25.06.2012
By Simon Miller
The Bank of International Settlements (BIS) has warned that loose monetary policy could delay recovery and threatened to damage central banks’ credibility and destroy their independence.
In its annual report it said prolonged and aggressive monetary accommodation “may delay the return to a self-sustaining recovery”.
It added that it could also undermine the perceived need to deal with banks’ impaired assets, masking lenders’ bad debts.
Noting that the Bank of England had been one of the most active central banks for quantatitive easing, BIS continued: “The extraordinary persistence of loose monetary policy is largely the result of insufficient action by governments in addressing structural problems. Simply put: central banks are being cornered into prolonging monetary stimulus as governments drag their feet and adjustment is delayed. This intense pressure puts at risk the central banks' price stability objective, their credibility and, ultimately, their independence.”
The annual report warned that there was too much debt in the system and efforts to deal with this by banks, governments and households were dragging down the world’s economy.
It commented: “The world is now five years on from the outbreak of the financial
crisis, yet the global economy is still unbalanced and seemingly becoming more so. Big banks continue to have an interest in driving up their leverage without enough regard for the consequences of failure: because of their systemic weight, they expect the public sector to cover the downside.”
BIS added: “Another worrying sign is that trading, after a brief crisis-induced squeeze, has again become a major source of income for large banks.
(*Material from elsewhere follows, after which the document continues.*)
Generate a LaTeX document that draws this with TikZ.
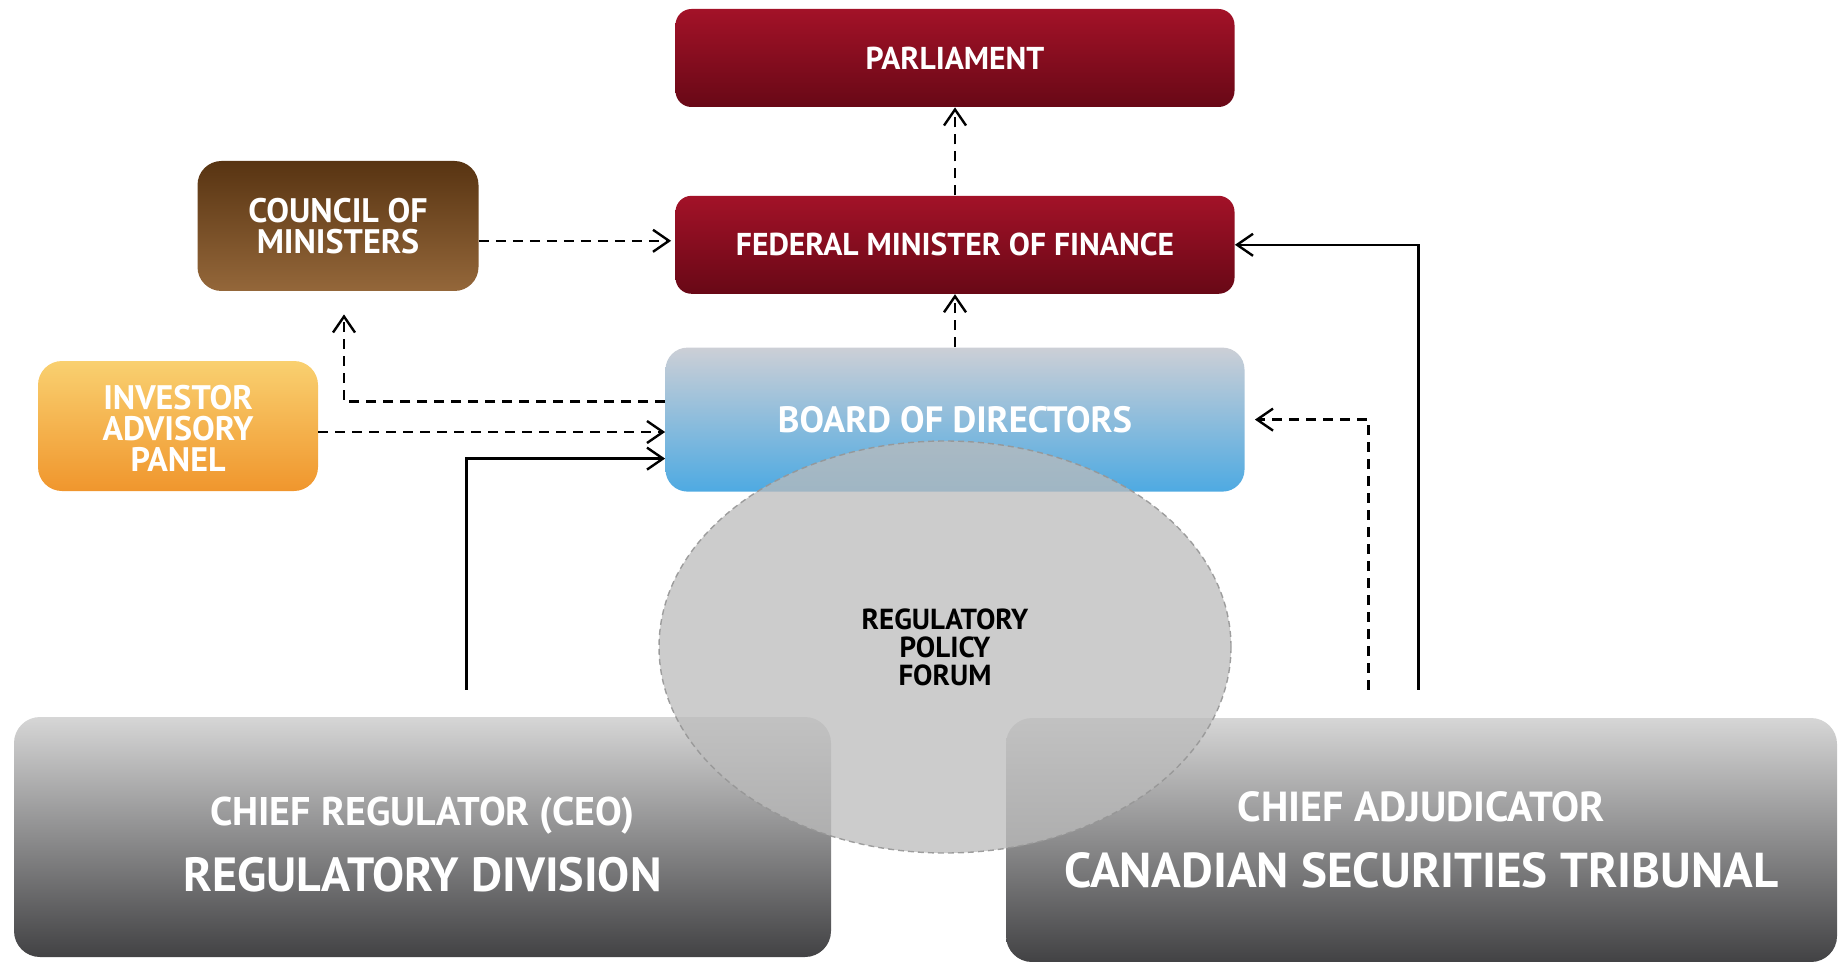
\documentclass[tikz,border=0pt]{standalone}
\usepackage{fontspec}
\newfontfamily\orgfont{PT Sans}
\usetikzlibrary{arrows.meta, positioning, shapes.geometric}

\definecolor{parltop}{RGB}{163,18,40}
\definecolor{parlbot}{RGB}{104,8,22}
\definecolor{counciltop}{RGB}{88,52,18}
\definecolor{councilbot}{RGB}{148,103,58}
\definecolor{investtop}{RGB}{249,208,112}
\definecolor{investbot}{RGB}{240,150,45}
\definecolor{boardtop}{RGB}{204,207,214}
\definecolor{boardbot}{RGB}{78,170,226}
\definecolor{greytop}{RGB}{214,214,214}
\definecolor{greymid}{RGB}{140,140,142}
\definecolor{greybot}{RGB}{66,66,68}
\definecolor{forumfill}{RGB}{187,187,187}
\definecolor{forumline}{RGB}{150,150,150}

\begin{document}
\begin{tikzpicture}[
  x=0.5pt, y=-0.5pt,
  box/.style={rectangle, rounded corners=8pt, text=white, align=center, inner sep=2pt},
  redbox/.style={box, top color=parltop, bottom color=parlbot, minimum width=279.5pt, minimum height=49pt, font=\orgfont\bfseries\fontsize{15.8}{18}\selectfont},
  councilbox/.style={box, rounded corners=12pt, top color=counciltop, bottom color=councilbot, minimum width=140.5pt, minimum height=65pt, font=\orgfont\bfseries\fontsize{17}{15.2}\selectfont},
  investbox/.style={box, rounded corners=12pt, top color=investtop, bottom color=investbot, minimum width=140pt, minimum height=65pt, font=\orgfont\bfseries\fontsize{17}{15.5}\selectfont},
  boardbox/.style={box, rounded corners=11pt, top color=boardtop, bottom color=boardbot, minimum width=289.5pt, minimum height=72pt, font=\orgfont\bfseries\fontsize{18.3}{21}\selectfont},
  greybox/.style={box, rounded corners=13pt, top color=greytop, middle color=greymid, bottom color=greybot, font=\orgfont\bfseries\fontsize{24}{33.2}\selectfont},
  forumshape/.style={ellipse, draw=forumline, line width=0.7pt, dash pattern=on 3pt off 2pt, fill=forumfill, fill opacity=0.75, draw opacity=0.9, text opacity=1, minimum width=286pt, minimum height=206pt, align=center, font=\orgfont\bfseries\fontsize{14.5}{14}\selectfont},
  dasharrow/.style={-{Straight Barb[length=8pt, width=11pt]}, line width=1.2pt, dash pattern=on 5pt off 3.5pt},
  solidarrow/.style={-{Straight Barb[length=8pt, width=11pt]}, line width=1.2pt}
]
  \useasboundingbox (0,0) rectangle (1839,962);

  % Top chain
  \node[redbox] (parliament) at (955,58) {PARLIAMENT};
  \node[redbox, below=44pt of parliament] (finance) {FEDERAL MINISTER OF FINANCE};
  \node[boardbox, below=26.5pt of finance] (board) {BOARD OF DIRECTORS};

  % Left side
  \node[councilbox] (council) at (338,226) {COUNCIL OF\\MINISTERS};
  \node[investbox] (investor) at (178,426) {\rule{0pt}{15pt}INVESTOR\\ADVISORY\\PANEL};

  % Bottom divisions
  \node[greybox, minimum width=408.5pt, minimum height=120pt] (regdiv) at (422.5,837)
    {{\fontsize{20}{20}\selectfont\rule{0pt}{22pt}CHIEF REGULATOR (CEO)}\\REGULATORY DIVISION};
  \node[greybox, minimum width=415.5pt, minimum height=122pt] (tribunal) at (1421.5,840)
    {{\fontsize{21}{21}\selectfont CHIEF ADJUDICATOR}\\{\fontsize{24.5}{33.2}\selectfont CANADIAN SECURITIES TRIBUNAL}};

  % Connections
  \draw[dasharrow] (finance.north) -- (parliament.south);
  \draw[dasharrow] (board.north) -- (finance.south);
  \draw[dasharrow] ([yshift=2pt]council.east |- finance.west) -- ([xshift=-2pt, yshift=2pt]finance.west);
  \draw[dasharrow] ([yshift=9pt]board.west) -| ([xshift=3pt, yshift=-11.5pt]council.south);
  \draw[dasharrow] ([yshift=-3pt]investor.east) -- ([yshift=-3pt]investor.east -| board.west);
  \draw[solidarrow] ([xshift=22pt, yshift=13.5pt]regdiv.north) |- ([yshift=-19.5pt]board.west);
  \draw[dasharrow] ([xshift=-26.5pt, yshift=14pt]tribunal.north) |- ([xshift=5pt]board.east);
  \draw[solidarrow] ([xshift=-1.5pt, yshift=14pt]tribunal.north) |- (finance.east);

  % Forum overlay
  \node[forumshape] (forum) at (945,647) {REGULATORY\\POLICY\\FORUM};
\end{tikzpicture}
\end{document}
These conditions are moving the financial sector towards the same high risk profile it had before the crisis.”
At the bank’s annual general meeting on Sunday, BIS General Manager Jaime Caruana commented: “The current difficulties of the world economy have deep roots and will require fundamental solutions. Fiscal adjustment, the repair of banks' balance sheets and other reforms cannot be put off in the hope of better times. Relying only on central banks but failing to act on other fronts would ultimately damage confidence and increase the risks to macroeconomic and financial stability.”